Sequential module ablation (TJ4DRadSet val): Baseline 39.86 → +PDF 41.41 (+1.55) → +DGTF 44.86 (+3.45) → +IGDR 47.29 (+2.43); all three modules contribute complementarily.
PDF internal ablation: Dense metric loss contributes +0.93 mAP; structural ranking loss adds a further +0.78 mAP.
DGTF internal ablation: Simple concatenation +0.60, +DCN alignment +1.31, +GRU gating +1.54; SE attention provides no additional gain.
IGDR internal ablation: Direct Softmax fusion is nearly ineffective (+0.88); foreground gating is critical (+1.19); convolutional affine generator achieves the best overall gain (+1.55), outperforming MLP and attention-based alternatives.
Temporal depth sensitivity: Using only the \(t{-}1\) frame is optimal; including \(t{-}2\) and \(t{-}3\) introduces accumulated noise and degrades performance.

Highlights & Insights¶

The triple depth supervision framework (probability + metric + ranking) constitutes a comprehensive approach to panoramic depth estimation; the boundary cross-sampling strategy is particularly elegant, directly supervising the network to learn sharp depth transitions at object contours.
DGTF achieves temporal fusion entirely without ego pose by decoupling alignment from update, making it immediately applicable to pose-unreliable scenarios such as indoor environments and underground parking.
IGDR uses instance semantics to perform conditional affine calibration rather than direct feature replacement — a clean and principled formulation in which clean 2D priors serve as conditions for 3D feature self-correction.
All three modules are plug-and-play and can be seamlessly integrated into other BEV-based detection frameworks.
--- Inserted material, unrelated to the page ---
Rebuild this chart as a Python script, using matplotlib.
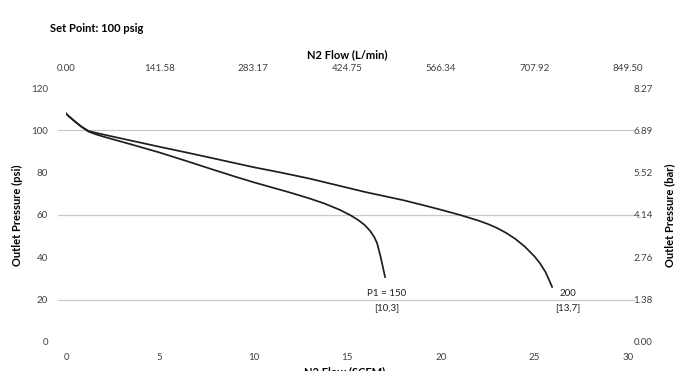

Limitations & Future Work¶

Evaluation is limited to TJ4DRadSet and VoD; validation on larger-scale datasets with 4D radar configurations (e.g., nuScenes) is absent.
PDF relies on Metric3D to generate pseudo-GT depth; the quality ceiling of PDF is thus bounded by the pre-trained depth foundation model.
The two-stage training strategy adds training complexity; whether a single-stage end-to-end alternative is viable remains unexplored.
Inference speed is approximately 8–9 FPS on an RTX 3090, which may be insufficient for real-time deployment.
IGDR's effectiveness depends on the quality of the 2D instance segmentation head; missed detections by the 2D detector directly limit IGDR's contribution.

SGDet3D: The direct baseline for R4Det, with only sparse depth supervision and simple multimodal fusion. R4Det adds panoramic depth, temporal fusion, and instance refinement, yielding a +5.47% 3D mAP improvement.
CVFusion: A concurrent method employing point- and grid-guided multi-view fusion, which is strong on VoD but lacks temporal modeling. R4Det surpasses it on both datasets.
HyDRa: Fuses features in both perspective and BEV spaces but similarly lacks autonomous temporal fusion and instance-level refinement.

The triple depth supervision paradigm of PDF is transferable to any BEV perception framework requiring view transformation. The ego-pose-free temporal fusion design of DGTF offers general reference value for all BEV temporal methods, especially in pose-unreliable settings. The "instance-semantic conditional affine calibration" paradigm of IGDR is a generic feature refinement strategy transferable to downstream tasks such as semantic and panoptic segmentation.

Rating¶

Novelty: ⭐⭐⭐⭐ Each module addresses a concrete pain point; the combination is well-grounded, though no single module represents a fundamental breakthrough.
Experimental Thoroughness: ⭐⭐⭐⭐⭐ State-of-the-art results on two datasets, plug-and-play verification on two additional frameworks, and detailed per-module/per-component ablations.
Writing Quality: ⭐⭐⭐⭐ Clear structure with explicit motivation-method-experiment correspondence and complete mathematical derivations.
Value: ⭐⭐⭐⭐ Direct contribution to the 4D radar perception field; the plug-and-play nature of all three modules confers strong practical utility.